A propos the academic freedom violation at Yale noted last week, the Yale Daily News now reports the following:
[Yale President Salovey] further explained that the University has to balance its obligations both to its faculty and to its donors.
“There’s probably two principles that are really important to honor,” Salovey said. “The first is [that] academic freedom to teach and do scholarship in an unfettered way … is sacrosanct at the University.”
The second principle, he added, is that the University “[has] an obligation to our donors to meet the agreements to honor the agreements we make with them.”
The university has legal obligations to its donors, to be sure, but its primary obligation is not to take on legal obligations that violate academic freedom, as Yale clearly did in this instance. Again from the article:
[History professor Beverley] Gage, who resigned last week [from the Grand Strategy Program], attributed her decision to leave the program to ultimately successful attempts by Nicholas Brady ’52 and Charles Johnson ’54 — who endowed the Grand Strategy program in 2006 — to pressure administrative officials to name a conservative majority to a newly-implemented advisory board to oversee program appointments.
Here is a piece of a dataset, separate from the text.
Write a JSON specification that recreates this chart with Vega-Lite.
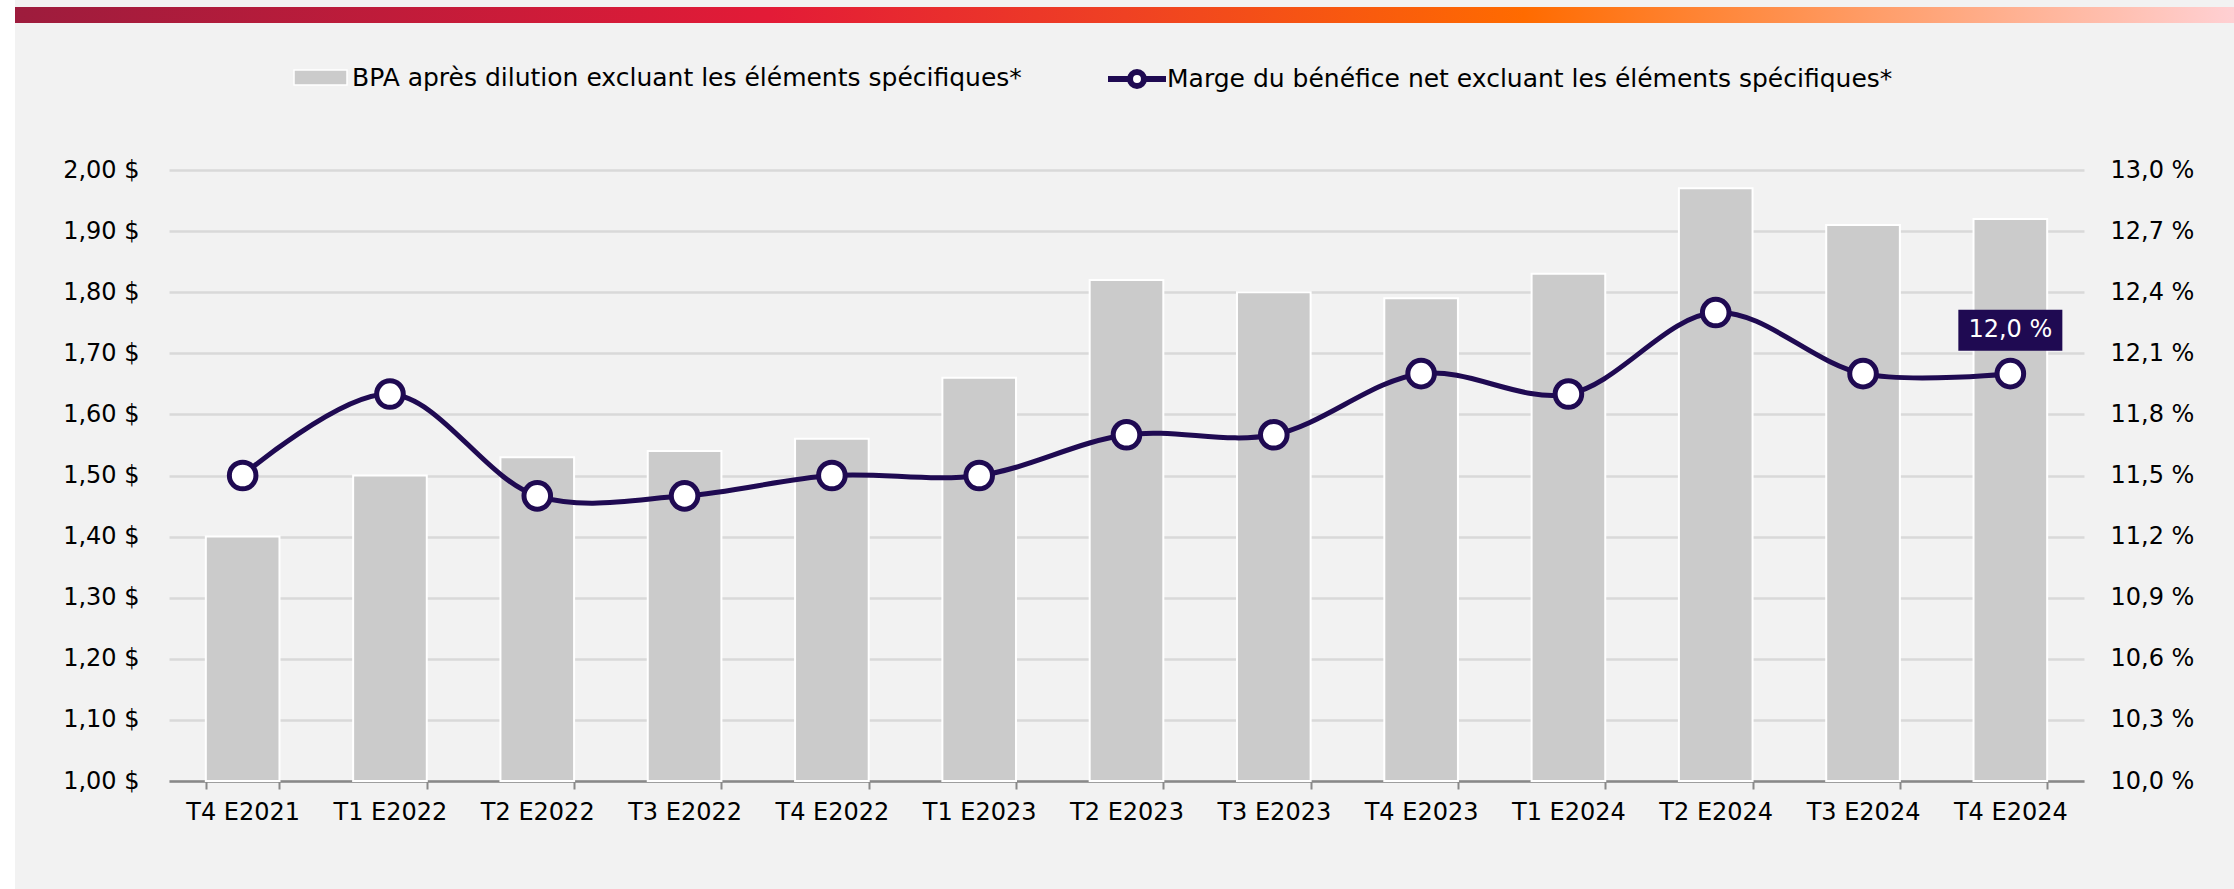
{
  "$schema": "https://vega.github.io/schema/vega-lite/v6.json",
  "autosize": "none",
  "width": 1915,
  "height": 611,
  "padding": {"left": 169, "top": 170, "right": 150, "bottom": 108},
  "background": "#F2F2F2",
  "title": {
    "text": "de 1,92 $, hausse de 7,0 % p/r au T4 de l'E2023",
    "anchor": "middle",
    "frame": "group",
    "font": "DejaVu Sans",
    "fontSize": 38,
    "fontWeight": "normal",
    "color": "#000000",
    "baseline": "alphabetic",
    "offset": 0,
    "dy": 16
  },
  "config": {
    "view": {"stroke": null},
    "font": "DejaVu Sans",
    "axis": {"labelFont": "DejaVu Sans", "labelFontSize": 24, "labelColor": "#000000", "title": null},
    "legend": {"labelFont": "DejaVu Sans", "labelFontSize": 25, "labelColor": "#000000", "labelLimit": 0, "padding": 0, "title": null}
  },
  "data": {
    "values": [
      {"trimestre": "T4 E2021", "bpa": 1.40, "marge": 11.5, "etiquette": ""},
      {"trimestre": "T1 E2022", "bpa": 1.50, "marge": 11.9, "etiquette": ""},
      {"trimestre": "T2 E2022", "bpa": 1.53, "marge": 11.4, "etiquette": ""},
      {"trimestre": "T3 E2022", "bpa": 1.54, "marge": 11.4, "etiquette": ""},
      {"trimestre": "T4 E2022", "bpa": 1.56, "marge": 11.5, "etiquette": ""},
      {"trimestre": "T1 E2023", "bpa": 1.66, "marge": 11.5, "etiquette": ""},
      {"trimestre": "T2 E2023", "bpa": 1.82, "marge": 11.7, "etiquette": ""},
      {"trimestre": "T3 E2023", "bpa": 1.80, "marge": 11.7, "etiquette": ""},
      {"trimestre": "T4 E2023", "bpa": 1.79, "marge": 12.0, "etiquette": ""},
      {"trimestre": "T1 E2024", "bpa": 1.83, "marge": 11.9, "etiquette": ""},
      {"trimestre": "T2 E2024", "bpa": 1.97, "marge": 12.3, "etiquette": ""},
      {"trimestre": "T3 E2024", "bpa": 1.91, "marge": 12.0, "etiquette": ""},
      {"trimestre": "T4 E2024", "bpa": 1.92, "marge": 12.0, "etiquette": "12,0 %"}
    ]
  },
  "encoding": {
    "x": {
      "field": "trimestre",
      "type": "nominal",
      "sort": null,
      "scale": {"paddingInner": 0.5, "paddingOuter": 0.25},
      "axis": {
        "labelAngle": 0,
        "domainColor": "#898989",
        "domainWidth": 2.5,
        "tickColor": "#898989",
        "tickWidth": 2,
        "tickSize": 8,
        "tickBand": "extent",
        "labelPadding": 11,
        "grid": false
      }
    }
  },
  "layer": [
    {
      "data": {"values": [{"decor": "bandeau"}]},
      "mark": {
        "type": "rect",
        "color": {
          "gradient": "linear",
          "x1": 0, "x2": 1, "y1": 0, "y2": 0,
          "stops": [
            {"offset": 0, "color": "#9D1C3D"},
            {"offset": 0.34, "color": "#E31B37"},
            {"offset": 0.5, "color": "#EF4123"},
            {"offset": 0.68, "color": "#FF6B00"},
            {"offset": 1, "color": "#FFD0D3"}
          ]
        }
      },
      "encoding": {"x": {"value": -154}, "x2": {"value": 2065}, "y": {"value": -163}, "y2": {"value": -147}}
    },
    {
      "data": {"values": [{"decor": "marge gauche"}]},
      "mark": {"type": "rect", "color": "#FFFFFF"},
      "encoding": {"x": {"value": -169}, "x2": {"value": -154}, "y": {"value": -170}, "y2": {"value": 719}}
    },
    {
      "mark": {"type": "bar", "stroke": "#FFFFFF", "strokeWidth": 2},
      "encoding": {
        "y": {
          "field": "bpa",
          "type": "quantitative",
          "scale": {"domain": [1, 2], "zero": false, "nice": false},
          "axis": {
            "orient": "left",
            "values": [1, 1.1, 1.2, 1.3, 1.4, 1.5, 1.6, 1.7, 1.8, 1.9, 2],
            "labelExpr": "replace(format(datum.value, '.2f'), '.', ',') + ' $'",
            "grid": true,
            "gridColor": "#D9D9D9",
            "gridWidth": 2.5,
            "domain": false,
            "ticks": false,
            "labelPadding": 30
          }
        },
        "y2": {"datum": 1},
        "color": {
          "datum": "BPA après dilution excluant les éléments spécifiques*",
          "scale": {"range": ["#CBCBCB"]},
          "legend": {
            "orient": "none",
            "legendX": 124,
            "legendY": -120,
            "symbolType": "M-1,-0.283H1V0.283H-1Z",
            "symbolSize": 2809,
            "labelOffset": 4,
            "encode": {"symbols": {"update": {"fill": {"value": "#CBCBCB"}, "stroke": {"value": "#FFFFFF"}, "strokeWidth": {"value": 1.5}, "opacity": {"value": 1}}}}
          }
        }
      }
    },
    {
      "encoding": {
        "y": {
          "field": "marge",
          "type": "quantitative",
          "scale": {"domain": [10, 13], "zero": false, "nice": false},
          "axis": {
            "orient": "right",
            "values": [10, 10.3, 10.6, 10.9, 11.2, 11.5, 11.8, 12.1, 12.4, 12.7, 13],
            "labelExpr": "replace(format(datum.value, '.1f'), '.', ',') + (datum.value == 10 ? '  %' : ' %')",
            "grid": false,
            "domain": false,
            "ticks": false,
            "labelPadding": 26
          }
        }
      },
      "layer": [
        {
          "mark": {"type": "line", "interpolate": "catmull-rom", "strokeWidth": 5},
          "encoding": {
            "stroke": {
              "datum": "Marge du bénéfice net excluant les éléments spécifiques*",
              "scale": {"range": ["#1F0A52"]},
              "legend": {
                "orient": "none",
                "legendX": 936,
                "legendY": -123,
                "symbolType": "M-1,0H-0.24M0.24,0H1M-0.24,0A0.24,0.24 0 1,1 0.24,0A0.24,0.24 0 1,1 -0.24,0Z",
                "symbolSize": 3364,
                "labelOffset": -2,
                "encode": {"symbols": {"update": {"fill": {"value": "#FFFFFF"}, "stroke": {"value": "#1F0A52"}, "strokeWidth": {"value": 6}, "opacity": {"value": 1}}}}
              }
            }
          }
        },
        {
          "mark": {"type": "point", "filled": false, "fill": "#FFFFFF", "fillOpacity": 1, "strokeWidth": 5, "size": 707, "opacity": 1},
          "encoding": {
            "stroke": {"datum": "Marge du bénéfice net excluant les éléments spécifiques*"}
          }
        },
        {
          "transform": [{"filter": "datum.etiquette != ''"}],
          "mark": {"type": "bar", "width": 104, "color": "#1F0A52", "yOffset": -23, "y2Offset": -64},
          "encoding": {"y2": {"field": "marge"}}
        },
        {
          "transform": [{"filter": "datum.etiquette != ''"}],
          "mark": {"type": "text", "color": "#FFFFFF", "font": "DejaVu Sans", "fontSize": 24, "align": "center", "baseline": "middle", "dy": -43.5},
          "encoding": {"text": {"field": "etiquette"}}
        }
      ]
    }
  ],
  "resolve": {"scale": {"y": "independent"}}
}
President Salovey should resign--or be removed by the Board of Trustees--if he actually made an agreement that empowered rich alumni to meddle in academic appointments and program content like this. I really find it almost unbelievable that a serious university would enter into such an agreement. Some journalists need to dig into this, and also find out how many other "obligations" the University has undertaken to violate core academic freedom.